There is an exception. For advanced courses, the professor may allow the student to assume that the audience knows what a beginning student might know about philosophy, perhaps some logic or parts of Plato’s Republic or Descartes’s Meditations, or something similar. For graduate students, the professor may allow the student to assume a bit more logic, and quite a bit of the history of philosophy. It would be nice if the profes-sor were to articulate exactly what a student is entitled to assume and what not, but he may forget to do this, and, even if he remembers, it is virtually impossible to specify all and only what may be assumed. There is just too much human knowledge and ignorance and not enough time to articulate it all. If you are in doubt about what you may assume, you should ask. Your professor will probably be happy to tell you. If he is not, then the fault lies with him; and you can rest content with the knowledge that, in asking, you did the right thing. That is the least that acting on principle gives us; and sometimes, alack, the most.

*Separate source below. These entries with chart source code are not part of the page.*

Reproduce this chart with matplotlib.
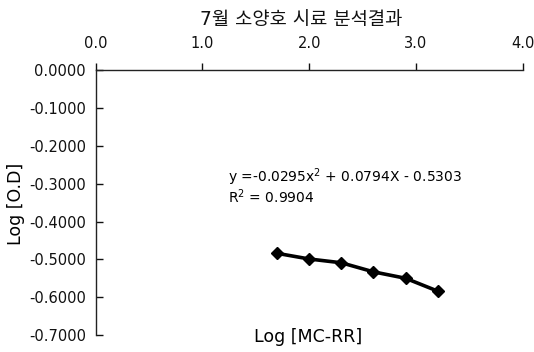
import matplotlib
matplotlib.use("Agg")
import matplotlib.pyplot as plt

plt.rcParams['font.family'] = ['DejaVu Sans', 'Noto Sans CJK KR']

title = "7월 소양호 시료 분석결과"
x_label = "Log [MC-RR]"
y_label = "Log [O.D]"
log_mc = [1.699, 2.000, 2.301, 2.602, 2.903, 3.204]
log_od = [-0.484, -0.499, -0.509, -0.533, -0.550, -0.584]
x_ticks = [0.0, 1.0, 2.0, 3.0, 4.0]
y_ticks = [0.0, -0.1, -0.2, -0.3, -0.4, -0.5, -0.6, -0.7]
eq_text = "y =-0.0295x$^2$ + 0.0794X - 0.5303"
r2_text = "R$^2$ = 0.9904"

W, H = 534, 352
fig = plt.figure(figsize=(W / 100, H / 100), dpi=100)
left, right, top, bottom = 95.7, 522.7, 70.3, 335
ax = fig.add_axes([left / W, 1 - bottom / H, (right - left) / W, (bottom - top) / H])

ax.plot(log_mc, log_od, color='black', lw=2.6, marker='D', ms=6, mfc='black', mec='black')

ax.set_xlim(0, 4)
ax.set_ylim(-0.7, 0)
ax.xaxis.tick_top()
ax.set_xticks(x_ticks)
ax.set_xticklabels([f"{v:.1f}" for v in x_ticks])
ax.set_yticks(y_ticks)
ax.set_yticklabels([f"{v:.4f}" if v != 0 else "0.0000" for v in y_ticks])
for s in ['bottom', 'right']:
    ax.spines[s].set_visible(False)
for s in ['top', 'left']:
    ax.spines[s].set_linewidth(1.0)
    ax.spines[s].set_color('#222222')
ax.tick_params(axis='x', direction='out', length=5, width=1, pad=9, labelsize=10.5, colors='#111111')
ax.tick_params(axis='y', direction='in', length=5, width=1, pad=7, labelsize=10.5, colors='#111111')

ax.text(228 / W, 1 - 177 / H, eq_text, transform=fig.transFigure, fontsize=10, va='center', ha='left')
ax.text(228 / W, 1 - 197 / H, r2_text, transform=fig.transFigure, fontsize=10, va='center', ha='left')

fig.text(301.5 / W, 1 - 19 / H, title, fontsize=13.5, ha='center', va='center', color='#111111')
fig.text(308 / W, 1 - 337 / H, x_label, fontsize=12.5, ha='center', va='center')
fig.text(16 / W, 1 - 204 / H, y_label, fontsize=12.5, ha='center', va='center', rotation=90)

fig.savefig("out.png", dpi=100)
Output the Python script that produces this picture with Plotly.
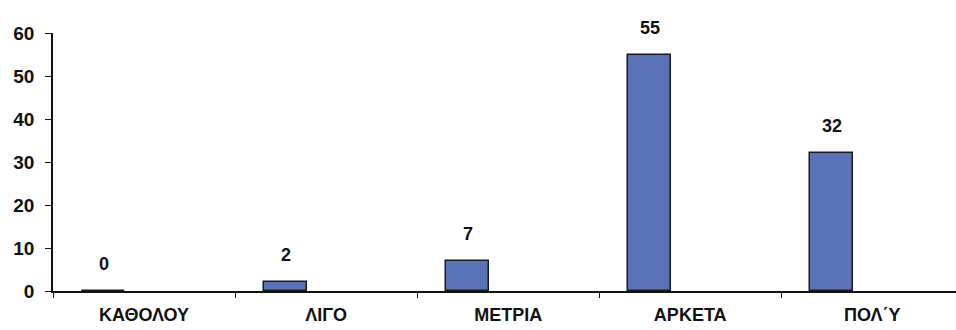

While I have talked about who your audience is and about how much or how little you should attribute to him, I have not said anything about what attitude you should take toward the audience. The attitude is respect. If you are writing for someone, then you should consider that person wor-thy of the truth; and if that person is worthy of the truth, then you should try to make that truth as intelligible and accessible to him as possible. Further, if you write for an audience, you are putting demands on that person’s time. You are expecting him to spend time and to expend effort to understand what you have written; if you have done a slipshod job, then you have wasted his time and treated him unfairly. A trivial or sloppy essay is an insult to the audience in addition to reflecting badly on you. If a professor is disgruntled when he returns a set of essays, it may well be because he feels slighted. A good essay is a sign of the author’s respect for the audience.